— START OF SUPPLIED MATERIAL —

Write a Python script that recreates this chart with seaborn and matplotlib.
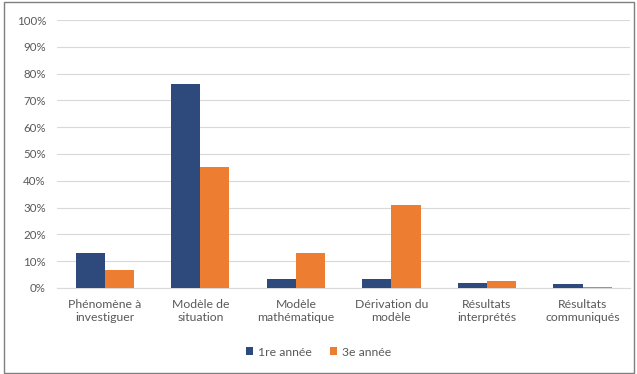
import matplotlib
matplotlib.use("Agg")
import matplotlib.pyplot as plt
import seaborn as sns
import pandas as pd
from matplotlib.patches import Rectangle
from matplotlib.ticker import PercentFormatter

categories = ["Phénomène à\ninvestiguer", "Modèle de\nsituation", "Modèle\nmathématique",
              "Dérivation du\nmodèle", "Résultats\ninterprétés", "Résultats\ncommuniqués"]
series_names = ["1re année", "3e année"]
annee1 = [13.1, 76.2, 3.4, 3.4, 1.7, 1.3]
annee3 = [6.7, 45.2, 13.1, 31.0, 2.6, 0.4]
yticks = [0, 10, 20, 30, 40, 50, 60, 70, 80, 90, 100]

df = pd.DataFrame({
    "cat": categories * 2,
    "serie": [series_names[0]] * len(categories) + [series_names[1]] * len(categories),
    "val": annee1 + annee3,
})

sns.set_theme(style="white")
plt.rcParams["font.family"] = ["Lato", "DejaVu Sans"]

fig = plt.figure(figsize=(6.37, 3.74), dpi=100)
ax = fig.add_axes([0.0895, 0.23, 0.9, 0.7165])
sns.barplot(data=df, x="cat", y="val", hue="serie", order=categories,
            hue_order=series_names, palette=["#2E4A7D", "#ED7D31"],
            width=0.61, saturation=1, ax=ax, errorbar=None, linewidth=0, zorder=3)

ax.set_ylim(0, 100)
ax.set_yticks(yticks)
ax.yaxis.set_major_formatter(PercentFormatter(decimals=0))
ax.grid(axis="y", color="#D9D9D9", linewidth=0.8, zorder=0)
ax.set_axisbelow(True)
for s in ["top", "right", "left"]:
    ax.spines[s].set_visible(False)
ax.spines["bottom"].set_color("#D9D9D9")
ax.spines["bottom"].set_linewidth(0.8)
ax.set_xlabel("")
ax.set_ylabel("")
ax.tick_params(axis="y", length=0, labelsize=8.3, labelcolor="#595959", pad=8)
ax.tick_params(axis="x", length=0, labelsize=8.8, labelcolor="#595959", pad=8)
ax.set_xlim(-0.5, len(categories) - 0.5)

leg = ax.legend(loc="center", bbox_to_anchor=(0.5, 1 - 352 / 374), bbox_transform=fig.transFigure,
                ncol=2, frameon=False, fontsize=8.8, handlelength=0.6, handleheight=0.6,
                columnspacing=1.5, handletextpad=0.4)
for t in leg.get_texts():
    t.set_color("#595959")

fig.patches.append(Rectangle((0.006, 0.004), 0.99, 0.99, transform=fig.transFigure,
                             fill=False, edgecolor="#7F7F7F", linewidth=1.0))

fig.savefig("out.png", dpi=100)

— END OF SUPPLIED MATERIAL —

WORK TO DO: Copy out all the data without changing anything, and drop the pictures.

SOLUTION TO THE EXERCISE:
Write a Python script that recreates this chart with seaborn and matplotlib.
import matplotlib
matplotlib.use("Agg")
import matplotlib.pyplot as plt
import seaborn as sns
import pandas as pd
from matplotlib.patches import Rectangle
from matplotlib.ticker import PercentFormatter

categories = ["Phénomène à\ninvestiguer", "Modèle de\nsituation", "Modèle\nmathématique",
              "Dérivation du\nmodèle", "Résultats\ninterprétés", "Résultats\ncommuniqués"]
series_names = ["1re année", "3e année"]
annee1 = [13.1, 76.2, 3.4, 3.4, 1.7, 1.3]
annee3 = [6.7, 45.2, 13.1, 31.0, 2.6, 0.4]
yticks = [0, 10, 20, 30, 40, 50, 60, 70, 80, 90, 100]

df = pd.DataFrame({
    "cat": categories * 2,
    "serie": [series_names[0]] * len(categories) + [series_names[1]] * len(categories),
    "val": annee1 + annee3,
})

sns.set_theme(style="white")
plt.rcParams["font.family"] = ["Lato", "DejaVu Sans"]

fig = plt.figure(figsize=(6.37, 3.74), dpi=100)
ax = fig.add_axes([0.0895, 0.23, 0.9, 0.7165])
sns.barplot(data=df, x="cat", y="val", hue="serie", order=categories,
            hue_order=series_names, palette=["#2E4A7D", "#ED7D31"],
            width=0.61, saturation=1, ax=ax, errorbar=None, linewidth=0, zorder=3)

ax.set_ylim(0, 100)
ax.set_yticks(yticks)
ax.yaxis.set_major_formatter(PercentFormatter(decimals=0))
ax.grid(axis="y", color="#D9D9D9", linewidth=0.8, zorder=0)
ax.set_axisbelow(True)
for s in ["top", "right", "left"]:
    ax.spines[s].set_visible(False)
ax.spines["bottom"].set_color("#D9D9D9")
ax.spines["bottom"].set_linewidth(0.8)
ax.set_xlabel("")
ax.set_ylabel("")
ax.tick_params(axis="y", length=0, labelsize=8.3, labelcolor="#595959", pad=8)
ax.tick_params(axis="x", length=0, labelsize=8.8, labelcolor="#595959", pad=8)
ax.set_xlim(-0.5, len(categories) - 0.5)

leg = ax.legend(loc="center", bbox_to_anchor=(0.5, 1 - 352 / 374), bbox_transform=fig.transFigure,
                ncol=2, frameon=False, fontsize=8.8, handlelength=0.6, handleheight=0.6,
                columnspacing=1.5, handletextpad=0.4)
for t in leg.get_texts():
    t.set_color("#595959")

fig.patches.append(Rectangle((0.006, 0.004), 0.99, 0.99, transform=fig.transFigure,
                             fill=False, edgecolor="#7F7F7F", linewidth=1.0))

fig.savefig("out.png", dpi=100)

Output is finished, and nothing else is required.